Consider this: Gen Z does not have unrealistic expectations– our expectations outgrew and are no longer compatible with some of the traditional values and expectations of the workforce. This framing challenges workplace culture and organizational structure to be the agents of change versus Gen ‘s values and morals. 

2) Gen Z is lazy

Gen Z is NOT lazy—we’re just burnt out. How could we possibly be lazy after experiencing all of the crises listed above? As it pertains to the workplace, we need to create a clear distinction between the Gen Zers on your team and the Gen Zers that live in your homes. We are not your children and the failure to distinguish the attitudes your Gen Z family members give you versus the valid critiques and boundaries Gen Zers establish in the workplace shuts down any chance at intergenerational dialogue within the workplace. The more you compare me to your son, the less valid my feedback and team contributions will seem. Gen Z is not a monolith—we are multi-faceted beings that have unique insights and a wealth of information that we are ready to bring to our jobs. 

Gen Z is shaping out to be the most educated generation yet—continuing the upward trend of high school and college graduation rates. Despite this great accomplishment, our research found that 56% of Gen Zers feel underestimated at their jobs and 32% of Gen Zers would leave their jobs because of poor workplace culture. Perhaps the implicit bias against the capabilities of young people in the workplace coupled with the expectation Gen Zers have of their employers creates the perfect storm for an overall lack of enthusiasm. This leads to “quiet quitting”, the process of prioritizing your mental health and well being by no longer going above and beyond for your employer. In other words, doing the minimum amount of work possible in order to keep your job. Like any other generation, Gen Z wants you to believe in them, and not discount us as key players simply because of our age or “lack of experience”. 

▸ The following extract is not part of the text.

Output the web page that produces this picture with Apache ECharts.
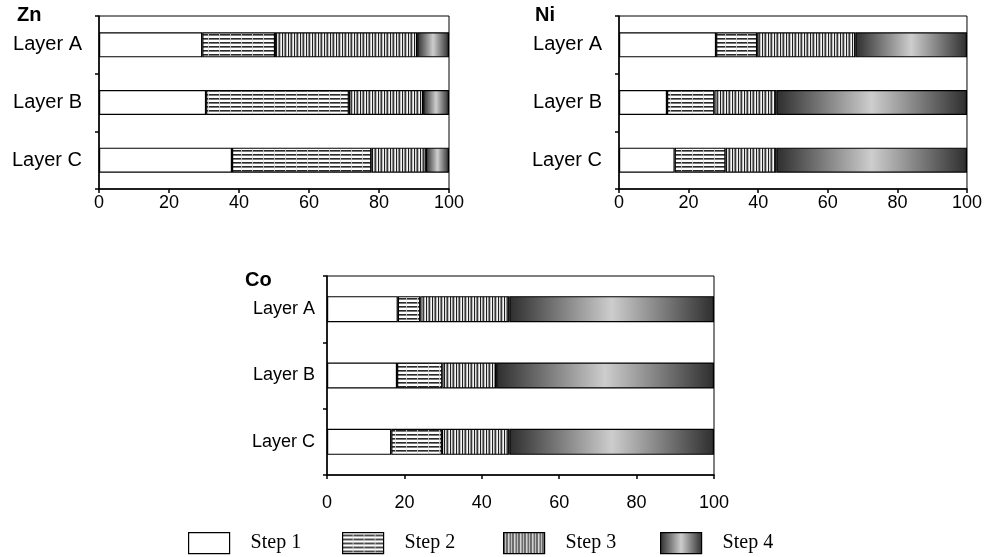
<!DOCTYPE html>
<html>
<head>
<meta charset="utf-8">
<script src="https://cdn.jsdelivr.net/npm/echarts@6/dist/echarts.min.js"></script>
<style>
html,body{margin:0;padding:0;background:#fff;}
#chart{width:985px;height:557px;}
</style>
</head>
<body>
<div id="chart"></div>
<script>
// ---- data ----
const categories = ['Layer A', 'Layer B', 'Layer C'];
const stepNames = ['Step 1', 'Step 2', 'Step 3', 'Step 4'];
const xTicks = [0, 20, 40, 60, 80, 100];

const znStep1 = [29.5, 30.6, 38.0];
const znStep2 = [20.8, 40.8, 39.8];
const znStep3 = [40.6, 21.2, 15.6];
const znStep4 = [9.1, 7.4, 6.6];

const niStep1 = [27.9, 13.8, 16.0];
const niStep2 = [11.8, 13.6, 14.6];
const niStep3 = [28.2, 17.8, 14.6];
const niStep4 = [32.1, 54.8, 54.8];

const coStep1 = [18.3, 18.1, 16.6];
const coStep2 = [5.8, 11.7, 13.1];
const coStep3 = [23.0, 13.9, 17.4];
const coStep4 = [52.9, 56.3, 52.9];

const panelTitles = ['Zn', 'Ni', 'Co'];

// ---- patterns ----
function makeCanvas(w, h, draw) {
  const c = document.createElement('canvas');
  c.width = w; c.height = h;
  const ctx = c.getContext('2d');
  draw(ctx);
  return c;
}
const hPattern = makeCanvas(11, 4, ctx => {
  ctx.fillStyle = '#ffffff'; ctx.fillRect(0, 0, 11, 4);
  ctx.fillStyle = '#2a2a2a'; ctx.fillRect(0, 2, 11, 1);
  ctx.fillStyle = '#7a7a7a'; ctx.fillRect(0, 3, 11, 1);
  ctx.fillStyle = '#bbbbbb'; ctx.fillRect(10, 2, 1, 2);
  ctx.fillStyle = '#e6e6e6'; ctx.fillRect(10, 0, 1, 2);
});
const vPattern = makeCanvas(6, 4, ctx => {
  const cols = ['#1e1e1e', '#e2e2e2', '#8a8a8a', '#3a3a3a', '#bcbcbc', '#f6f6f6'];
  cols.forEach((c, i) => { ctx.fillStyle = c; ctx.fillRect(i, 0, 1, 4); });
});

const stepColors = [
  '#ffffff',
  { image: hPattern, repeat: 'repeat' },
  { image: vPattern, repeat: 'repeat' },
  { type: 'linear', x: 0, y: 0, x2: 1, y2: 0, colorStops: [
    { offset: 0, color: '#2e2e2e' },
    { offset: 0.5, color: '#cdcdcd' },
    { offset: 1, color: '#2e2e2e' }
  ] }
];

const panelData = [
  [znStep1, znStep2, znStep3, znStep4],
  [niStep1, niStep2, niStep3, niStep4],
  [coStep1, coStep2, coStep3, coStep4]
];

const grids = [
  { left: 99, top: 16, width: 350, height: 173 },
  { left: 619, top: 16, width: 350, height: 173 },
  { left: 327, top: 276, width: 387, height: 199 }
];
const barWidths = [25, 25, 26];
const xLabelMargins = [5, 5, 19];
const yLabelSizes = [20, 20, 18];
const yLabelMargins = [17, 17, 12];

const labelFont = 'Liberation Sans, Arial, sans-serif';

const xAxes = grids.map((g, i) => ({
  type: 'value', gridIndex: i, min: 0, max: 100, interval: 20,
  axisLine: { show: true, lineStyle: { color: '#000', width: 1.5 } },
  axisTick: { show: true, length: 4, lineStyle: { color: '#000', width: 1.5 } },
  axisLabel: { color: '#000', fontSize: 18, fontFamily: labelFont, margin: xLabelMargins[i] },
  splitLine: { show: false }
}));
const yAxes = grids.map((g, i) => ({
  type: 'category', gridIndex: i, data: categories, inverse: true,
  axisLine: { show: true, lineStyle: { color: '#000', width: 1.5 } },
  axisTick: { show: true, length: 4, lineStyle: { color: '#000', width: 1.5 } },
  axisLabel: { color: '#000', fontSize: yLabelSizes[i], fontFamily: labelFont, margin: yLabelMargins[i] }
}));

const series = [];
panelData.forEach((steps, p) => {
  steps.forEach((vals, s) => {
    series.push({
      type: 'bar', name: stepNames[s], stack: 'p' + p,
      xAxisIndex: p, yAxisIndex: p, data: vals,
      barWidth: barWidths[p],
      itemStyle: { color: stepColors[s], borderColor: '#000', borderWidth: 1.2 },
      emphasis: { disabled: true },
      animation: false
    });
  });
});

const legendLefts = [188, 342, 503, 660];
const legends = stepNames.map((n, i) => ({
  data: [n], left: legendLefts[i], top: 532, padding: 0,
  itemWidth: 41, itemHeight: 21, icon: 'rect',
  selectedMode: false,
  itemStyle: { borderColor: '#000', borderWidth: 1.2 },
  textStyle: { fontFamily: 'Liberation Serif, Times New Roman, serif', fontSize: 20, color: '#000', padding: [0, 0, 0, 16] }
}));

const titlePos = [{ left: 17, top: 5 }, { left: 535, top: 5 }, { left: 245, top: 270 }];
const titles = panelTitles.map((t, i) => ({
  text: t, left: titlePos[i].left, top: titlePos[i].top, padding: 0,
  textStyle: { fontFamily: labelFont, fontSize: 20, fontWeight: 'bold', color: '#000' }
}));

const chart = echarts.init(document.getElementById('chart'), null, { renderer: 'canvas' });
chart.setOption({
  animation: false,
  backgroundColor: '#fff',
  title: titles,
  legend: legends,
  grid: grids.map(g => Object.assign({ show: true, borderColor: '#000', borderWidth: 1, backgroundColor: 'transparent' }, g)),
  xAxis: xAxes,
  yAxis: yAxes,
  series: series
});
</script>
</body>
</html>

The future of work is here, and it’s time for employers to invest more into understanding this new generation of employees. Gen Z is not “too difficult to understand.” We share similar values with past generations and use the teachings of those before us to formulate new and innovative ways to materialize our collective desires. Employers can [& do] benefit from facilitating intergenerational dialogue and amplifying the voices of Gen Z in the workplace. 

Daniel Ojo

Daniel, 22, is a Nigerian-American from Houston, Texas, and the Associate Director of Social Impact at JUV Consulting. Currently, he is a graduate student at Cornell University’s Institute for Public Affairs, where he will receive his master’s in public administration with a concentration in Human Rights and Social Policy. He is a recent graduate from the University of North Texas, where he received his B.A in Political Science and Criminal Legal Studies. Daniel was an active student leader involved in the Student Government Association, Black Student Union, University Program Council, and many more during his undergraduate career.